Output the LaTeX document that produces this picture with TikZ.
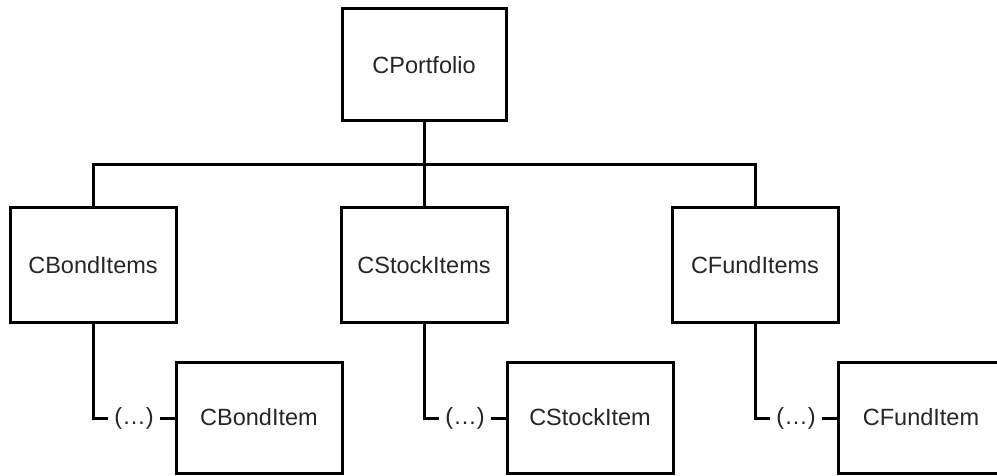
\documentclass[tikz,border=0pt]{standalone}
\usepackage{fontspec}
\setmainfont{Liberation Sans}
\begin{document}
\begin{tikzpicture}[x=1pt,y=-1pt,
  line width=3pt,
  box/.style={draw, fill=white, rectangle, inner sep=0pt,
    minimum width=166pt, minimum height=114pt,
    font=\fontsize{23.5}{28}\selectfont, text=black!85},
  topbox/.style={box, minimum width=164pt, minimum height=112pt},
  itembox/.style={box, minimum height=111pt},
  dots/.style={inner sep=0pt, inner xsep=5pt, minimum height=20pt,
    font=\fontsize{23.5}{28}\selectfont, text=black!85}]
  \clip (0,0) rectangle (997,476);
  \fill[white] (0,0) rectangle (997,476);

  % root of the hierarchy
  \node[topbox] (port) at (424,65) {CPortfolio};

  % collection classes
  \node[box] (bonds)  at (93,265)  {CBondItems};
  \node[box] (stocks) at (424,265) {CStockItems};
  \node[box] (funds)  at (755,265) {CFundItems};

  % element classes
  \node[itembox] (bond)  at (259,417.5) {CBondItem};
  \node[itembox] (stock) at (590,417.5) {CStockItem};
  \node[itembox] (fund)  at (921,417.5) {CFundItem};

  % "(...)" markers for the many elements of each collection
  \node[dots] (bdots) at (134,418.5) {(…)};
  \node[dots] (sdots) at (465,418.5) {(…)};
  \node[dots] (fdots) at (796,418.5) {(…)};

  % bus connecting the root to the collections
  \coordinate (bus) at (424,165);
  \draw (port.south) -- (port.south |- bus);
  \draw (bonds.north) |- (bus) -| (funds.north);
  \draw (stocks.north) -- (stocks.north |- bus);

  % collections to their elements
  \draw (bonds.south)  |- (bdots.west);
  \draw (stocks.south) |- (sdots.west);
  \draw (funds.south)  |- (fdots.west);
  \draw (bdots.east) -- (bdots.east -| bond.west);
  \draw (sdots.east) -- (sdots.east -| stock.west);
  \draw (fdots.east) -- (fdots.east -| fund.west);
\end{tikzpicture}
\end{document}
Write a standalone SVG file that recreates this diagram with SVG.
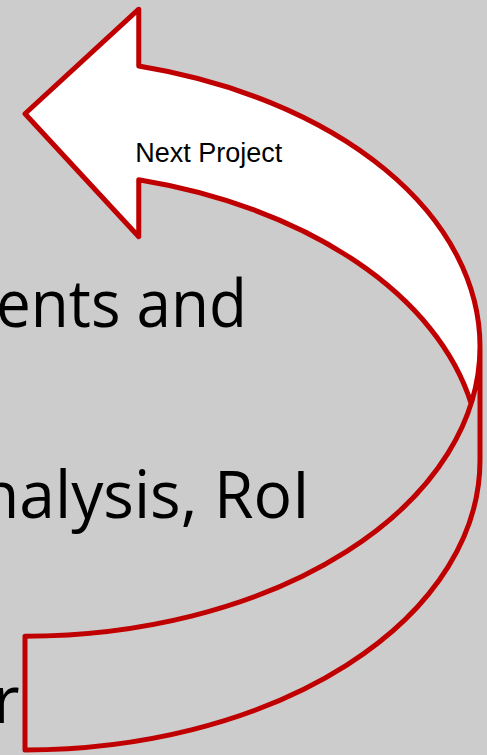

▶ **Work to complete**
Identify and copy lines that hold the string "with".

▶ **Solution to the exercise**
Output the LaTeX document that produces this picture with TikZ.
Write a standalone SVG file that recreates this diagram with SVG.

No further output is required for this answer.